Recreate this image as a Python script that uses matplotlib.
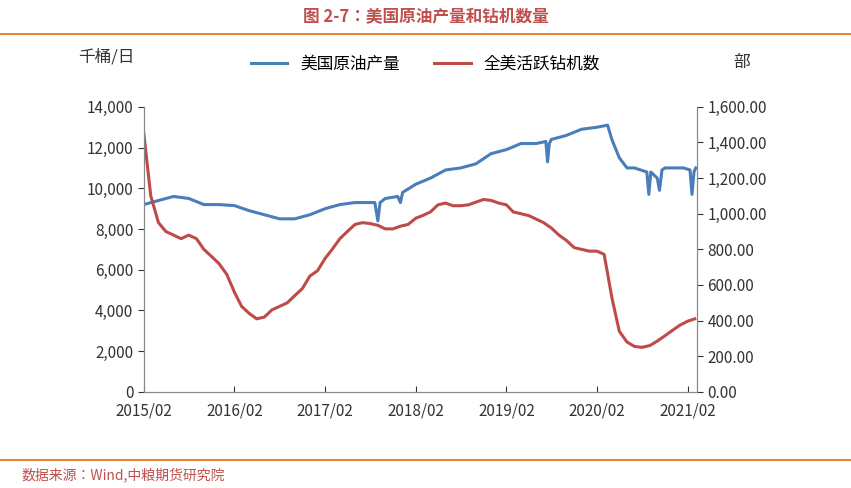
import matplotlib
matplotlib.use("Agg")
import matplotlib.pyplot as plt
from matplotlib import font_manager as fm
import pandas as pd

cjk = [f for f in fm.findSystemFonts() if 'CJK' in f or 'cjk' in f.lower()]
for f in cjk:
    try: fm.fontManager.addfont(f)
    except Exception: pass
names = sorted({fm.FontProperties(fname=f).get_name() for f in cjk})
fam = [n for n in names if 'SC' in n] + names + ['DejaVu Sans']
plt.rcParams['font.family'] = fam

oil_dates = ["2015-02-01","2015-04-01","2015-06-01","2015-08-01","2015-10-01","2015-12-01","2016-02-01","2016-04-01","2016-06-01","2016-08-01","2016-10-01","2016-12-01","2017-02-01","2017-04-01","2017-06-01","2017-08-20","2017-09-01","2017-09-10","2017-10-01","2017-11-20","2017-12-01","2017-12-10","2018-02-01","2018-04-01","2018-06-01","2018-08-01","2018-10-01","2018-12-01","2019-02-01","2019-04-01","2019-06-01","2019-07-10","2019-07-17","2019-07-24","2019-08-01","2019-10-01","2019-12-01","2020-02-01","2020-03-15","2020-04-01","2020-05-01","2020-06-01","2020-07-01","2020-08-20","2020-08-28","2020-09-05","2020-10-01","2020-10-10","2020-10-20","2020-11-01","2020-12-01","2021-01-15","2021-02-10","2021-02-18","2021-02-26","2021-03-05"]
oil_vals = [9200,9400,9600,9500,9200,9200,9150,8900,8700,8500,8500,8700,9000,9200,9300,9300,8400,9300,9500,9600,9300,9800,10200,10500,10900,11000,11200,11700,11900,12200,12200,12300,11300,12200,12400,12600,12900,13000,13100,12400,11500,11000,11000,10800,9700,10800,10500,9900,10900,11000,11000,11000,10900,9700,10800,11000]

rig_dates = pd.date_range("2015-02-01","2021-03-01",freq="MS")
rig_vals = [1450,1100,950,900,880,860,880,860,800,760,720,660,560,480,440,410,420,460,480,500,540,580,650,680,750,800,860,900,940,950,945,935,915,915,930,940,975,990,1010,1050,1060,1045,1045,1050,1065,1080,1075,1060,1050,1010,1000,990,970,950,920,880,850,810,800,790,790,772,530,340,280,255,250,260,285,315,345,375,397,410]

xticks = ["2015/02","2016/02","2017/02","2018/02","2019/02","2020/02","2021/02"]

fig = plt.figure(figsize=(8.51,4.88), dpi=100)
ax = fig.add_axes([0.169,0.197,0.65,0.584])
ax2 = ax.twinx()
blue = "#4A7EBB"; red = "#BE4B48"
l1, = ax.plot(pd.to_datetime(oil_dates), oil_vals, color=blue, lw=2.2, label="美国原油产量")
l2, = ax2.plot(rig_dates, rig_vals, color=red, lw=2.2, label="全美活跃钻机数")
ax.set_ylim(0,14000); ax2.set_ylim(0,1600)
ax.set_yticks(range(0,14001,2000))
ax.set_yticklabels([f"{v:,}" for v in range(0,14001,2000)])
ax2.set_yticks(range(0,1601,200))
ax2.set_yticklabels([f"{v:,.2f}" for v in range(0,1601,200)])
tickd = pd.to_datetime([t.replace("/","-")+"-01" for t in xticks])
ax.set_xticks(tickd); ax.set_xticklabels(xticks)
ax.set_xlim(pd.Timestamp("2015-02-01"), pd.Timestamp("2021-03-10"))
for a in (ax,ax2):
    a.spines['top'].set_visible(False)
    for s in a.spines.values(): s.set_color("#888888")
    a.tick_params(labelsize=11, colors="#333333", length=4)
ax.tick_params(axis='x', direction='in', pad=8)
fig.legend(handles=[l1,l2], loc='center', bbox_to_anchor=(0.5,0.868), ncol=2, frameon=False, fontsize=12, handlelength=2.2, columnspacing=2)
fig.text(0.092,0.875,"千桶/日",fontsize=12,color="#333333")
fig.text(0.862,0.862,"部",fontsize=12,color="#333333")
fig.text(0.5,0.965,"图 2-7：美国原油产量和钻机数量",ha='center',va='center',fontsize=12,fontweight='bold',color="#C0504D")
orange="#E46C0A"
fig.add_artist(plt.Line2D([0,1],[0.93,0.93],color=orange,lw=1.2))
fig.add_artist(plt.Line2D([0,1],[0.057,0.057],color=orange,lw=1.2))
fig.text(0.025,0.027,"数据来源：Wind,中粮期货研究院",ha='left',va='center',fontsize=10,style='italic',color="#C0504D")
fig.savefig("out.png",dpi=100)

## Exercise description
Report only the number of lines in the listing that contain the word "matplotlib".

## Result of the task
5